Hotel staff field dozens of guest requests every shift: complaints about rooms, photos of suspected bedbugs, reservation disputes. Criminals have noticed.

Two separate research teams — one at Microsoft, one at the cybersecurity firm Trend Micro — have documented phishing campaigns, where criminals send fake emails to trick staff into opening dangerous files, aimed squarely at the hospitality industry. The emails mimic exactly the kind of mundane guest correspondence that front-desk and reservations workers handle every day.

How did the hackers get in?

Victims received emails pretending to be from guests — complaints, health inspection notices, stay reviews — with a zip file attached, supposedly containing photographs. Inside the zip was a Windows shortcut file, a type of file normally used to link to an application, disguised to look like an image. Opening it triggered a hidden chain of software instructions that installed a persistent implant — a small, concealed program that stays on the computer and keeps a channel open for the hackers to return through.

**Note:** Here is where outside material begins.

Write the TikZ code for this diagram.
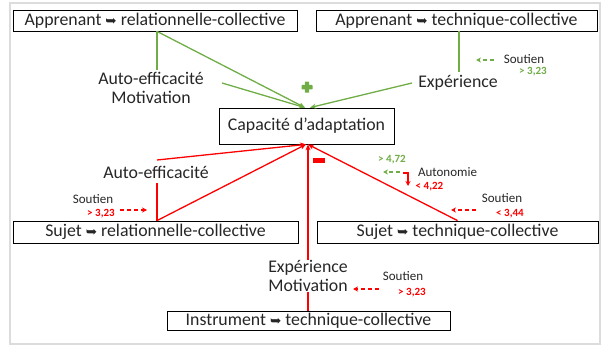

Microsoft found that the criminals routed their emails through legitimate services, including the scheduling tool Calendly and Google's link-shortening system, so that standard email security checks would see a trustworthy sender. Microsoft's researchers called this "authentication laundering." Think of it as mailing a threatening letter inside an envelope stamped by a trusted courier: the courier's mark gets past the gate, not the letter's contents.

The Trend Micro campaign went a step further with how it hides its control infrastructure. The malware it delivers, called TONResolver, receives its instructions by looking up an address stored inside a smart contract on The Open Network (TON) blockchain — a public, decentralised ledger most people associate with cryptocurrency. Because no single company owns the blockchain, law enforcement cannot simply seize a server or block a domain to cut off the hackers.

"If the C2 server gets taken down, the attacker just updates the domain inside the smart contract and every infected machine reconnects automatically," Denis Calderone, principal and chief technology officer at Suzu Labs, told Dark Reading. "There's no server to seize and no domain to sinkhole."

This is not a one-off trick. Researchers note the same technique appeared recently in an unrelated supply-chain attack, suggesting it is moving from experimental to routine among criminal groups.

Neither campaign rushed to demand ransom. The priority in both cases was staying hidden — stealing login credentials, moving through the hotel's wider network, or dropping additional malicious software later.

What should hotel staff and guests watch for?

If you work in hospitality: treat any emailed zip file claiming to contain guest photos as suspicious, even if the sender's address looks plausible. Your IT team should be told immediately if you opened one. Guests whose data sits in hotel reservation systems should watch for unexpected account activity or password-reset emails they didn't request.

For IT teams defending these environments, both Microsoft and Trend Micro published detailed lists of warning signs. Calderone's advice was blunt: "Restrict PowerShell and Node.js execution on front-desk and reservation systems at a minimum. If you see node.exe spawning on a reservations terminal, that's your indicator."